D‘une longueur de 20 mètres pour un poids en ordre de marche de 230 tonnes, cette énorme machine n’était pas la plus grande des trois. En effet, la classe T1 avait une masse de 257 tonnes pour un poids avec tender de 445 tonnes ! Elle était aussi plus haute puisqu’elle dépassait les 5 mètres. Voici cette machine de la classe T1 avec son tender.
Revenons à la classe J qui avait un poids adhérent de 158,7t ce qui, malgré les cinq essieux couplés à roues de 1,78m, représentait quand même 31,7 tonnes par essieu moteur soit plus de 50% au dessus de ce qui était autorisé sur les meilleures lignes du réseau français.
Tout dans cette machine était dans des dimensions inhabituelles en Europe :
- la chaudière était timbrée à 22 bars, on était plutôt à 20 chez nous,
- la grille, alimentée par un chargeur mécanique sur cinq zones distinctes, avait une surface de 10 m2 alors qu’en France les grilles dépassaient rarement les 5 m2. A noter que la classe T1 en avait une encore plus grande puisqu’elle mesurait 11m2.
- la surface de chauffe de 432 m2 était composée de 73 tubes d’eau de 57mm de diamètre et de 183 tubes de fumée de 95 mm.
- les éléments surchauffeurs avaient une surface de 194 m2 ce qui, avec les autres parties de chauffe, correspondaient à une surface totale de 673 m2. Les locomotives Garratt double Pacific, que j’ai décrites dans https://cheminot-transport.com/2022/03/locomotive-garratt-231-132-sur-le-reseau-plm-algerien.html, en totalisaient « seulement » 350 !
- le tender était monté sur deux bogies à 3 essieux avec des roues de 1,06 mètre. Sa capacité était à la mesure de la classe J : 78 m3 d’eau et 22,7 tonnes de charbon (ou 17 tonnes de mazout selon la chauffe). Le poids total en marche atteignait 157 t pour celui transportant du mazout et 163 tonnes pour l’autre soit 27 t par essieu. Celui de la T1 était encore plus capacitaire, il avait une masse totale de 188 tonnes.

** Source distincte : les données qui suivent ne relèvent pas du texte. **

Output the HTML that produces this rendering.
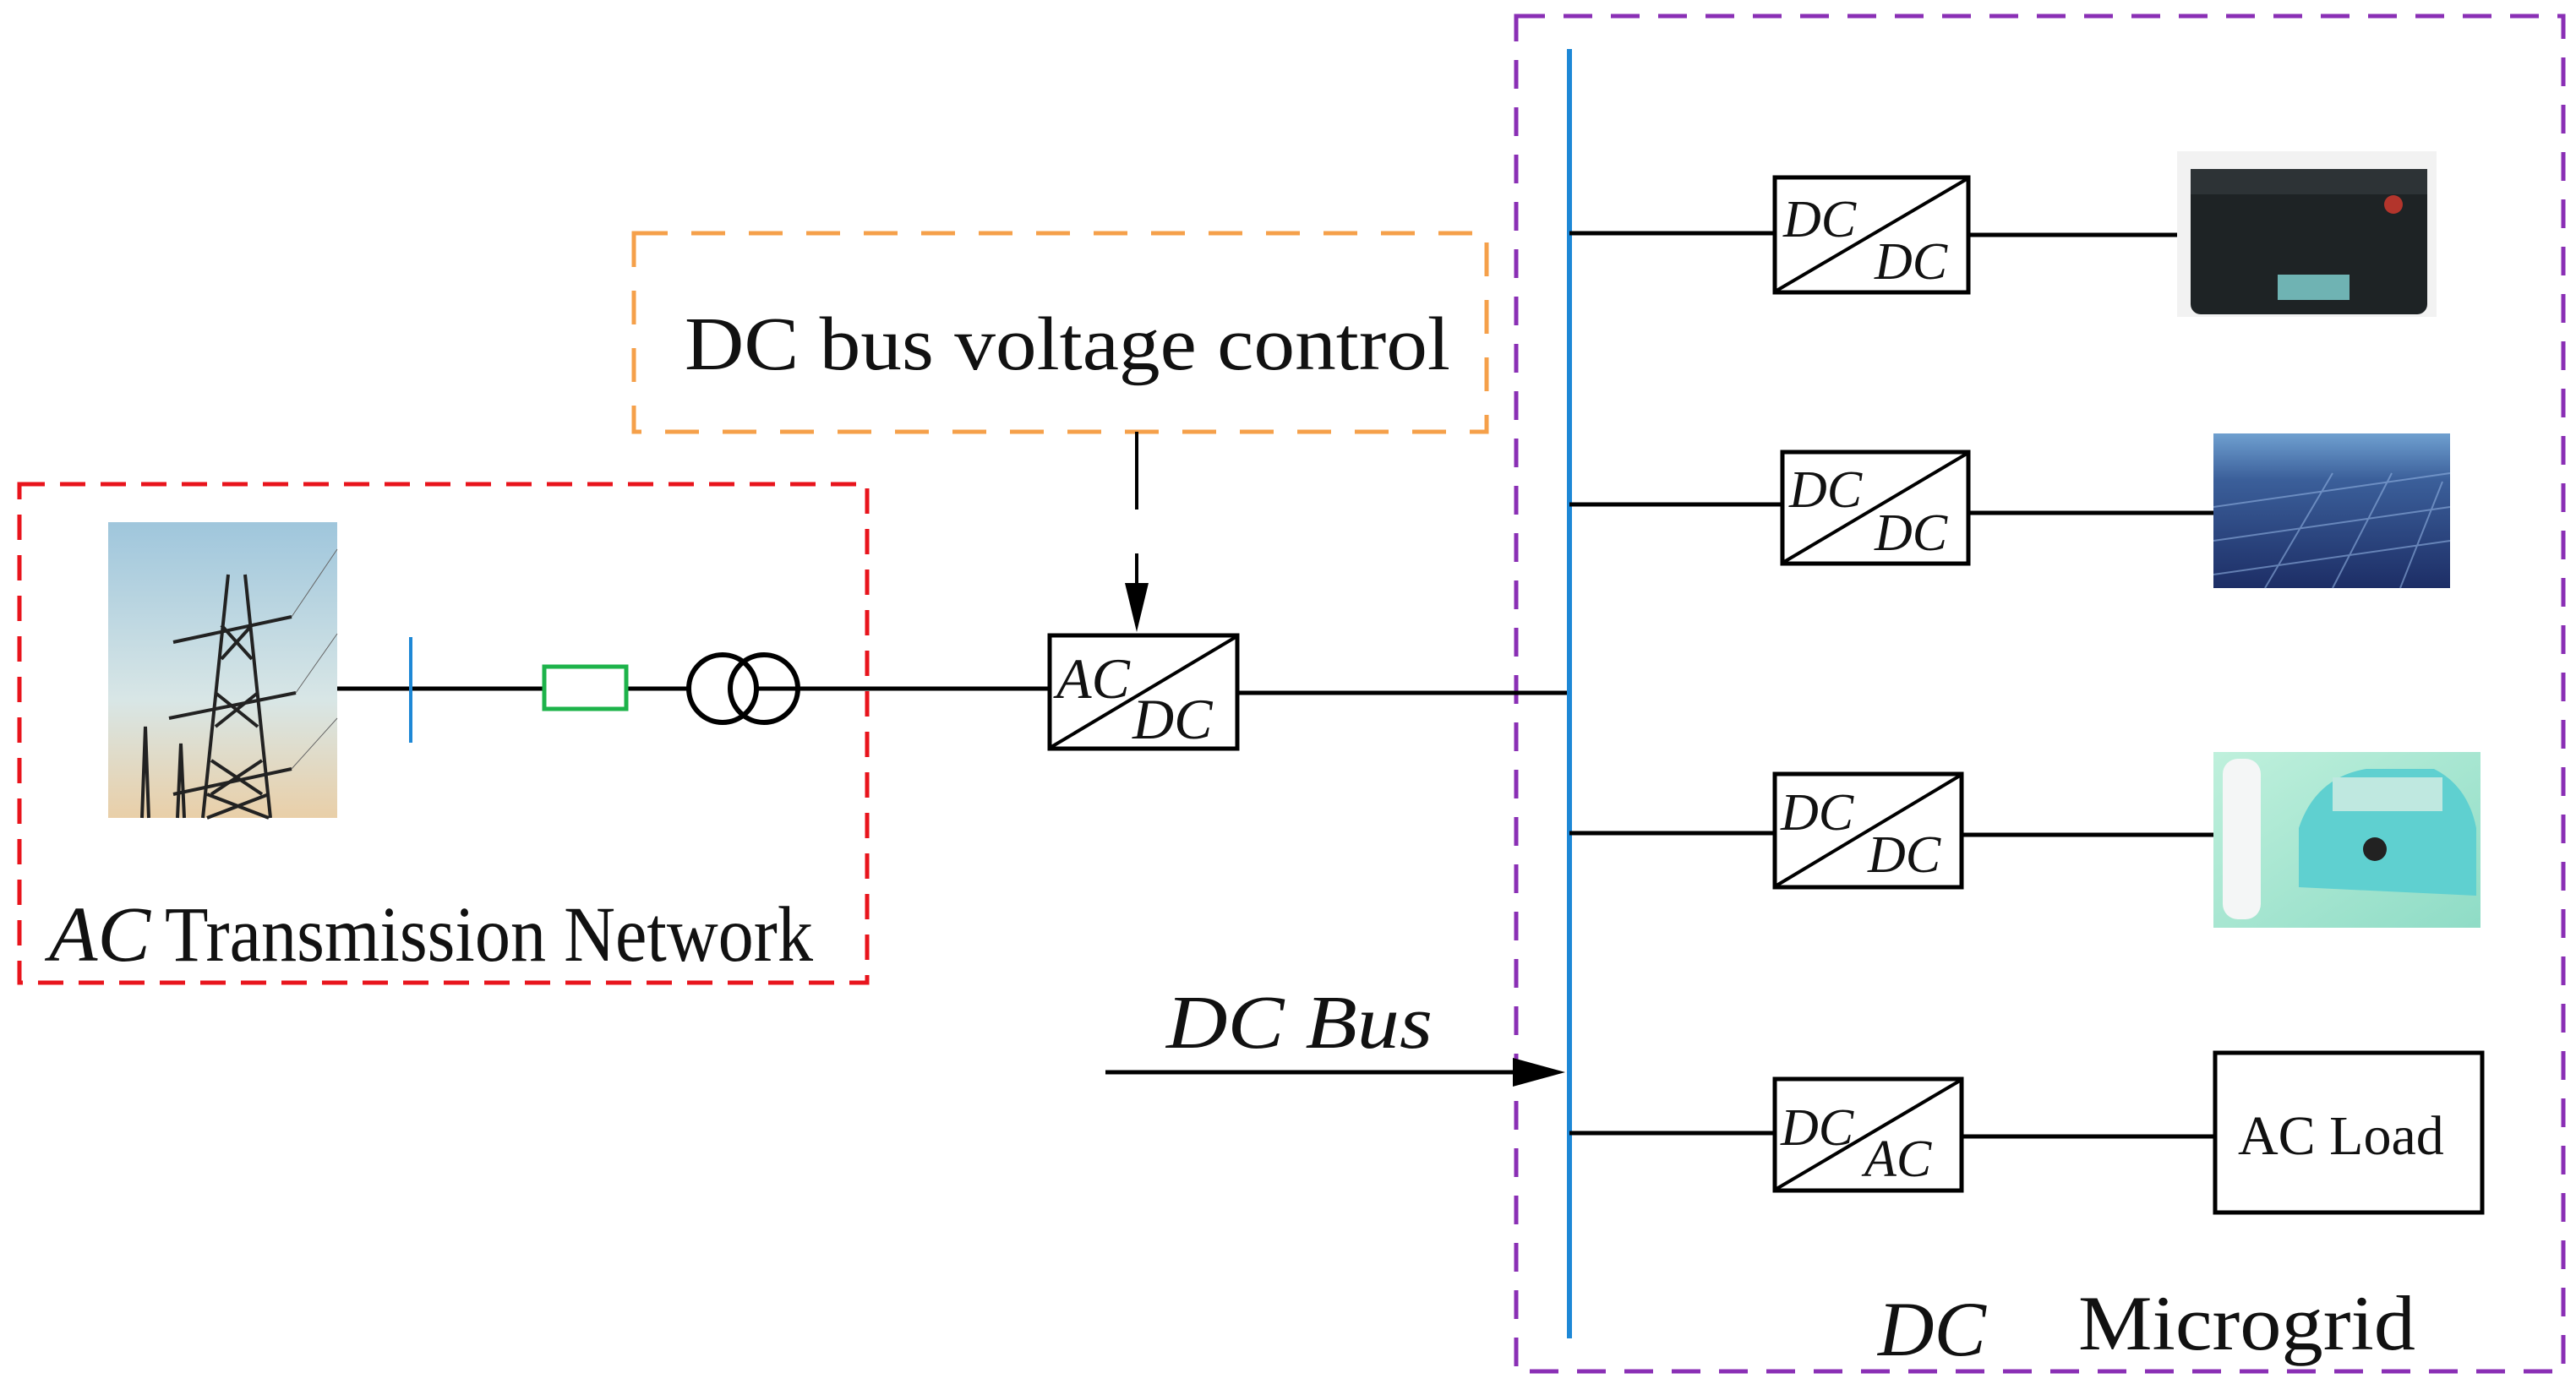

- enfin, l’effort de traction culminait à plus de 42 000 kilos sans le booster qui n’était pas installé en sortie d’usine mais qui pouvait être ajouté par la suite. La T1, qui en était dotée, développait un effort à la jante de plus de 49000 kilos.
Le souci du confort de l’équipe de conduite était plus pris en compte outre-Atlantique qu’en France. Quant on voit les abris que proposait le réseau Nord, on ne peut que plaindre nos mécaniciens et chauffeurs très exposés aux intempéries. Sur la classe J, la cabine était à antichambre, solution particulièrement favorable pour le bien-être du personnel en hiver.
Lors des essais dynamométriques réalisés dans l’Arkansas avec des rampes de 15mm/mètre, la puissance maximum avait été mesurée à 4825ch à la jante et 4475ch au crochet à une vitesse de 56 km/h à la tête d’un train de 165 wagons d’un poids unitaire de 22,65 tonnes soit un total de 3737 tonnes.
Malgré leurs qualités intrinsèques évidentes, les classes J ne resteront en service qu’un peu moins de vingt ans.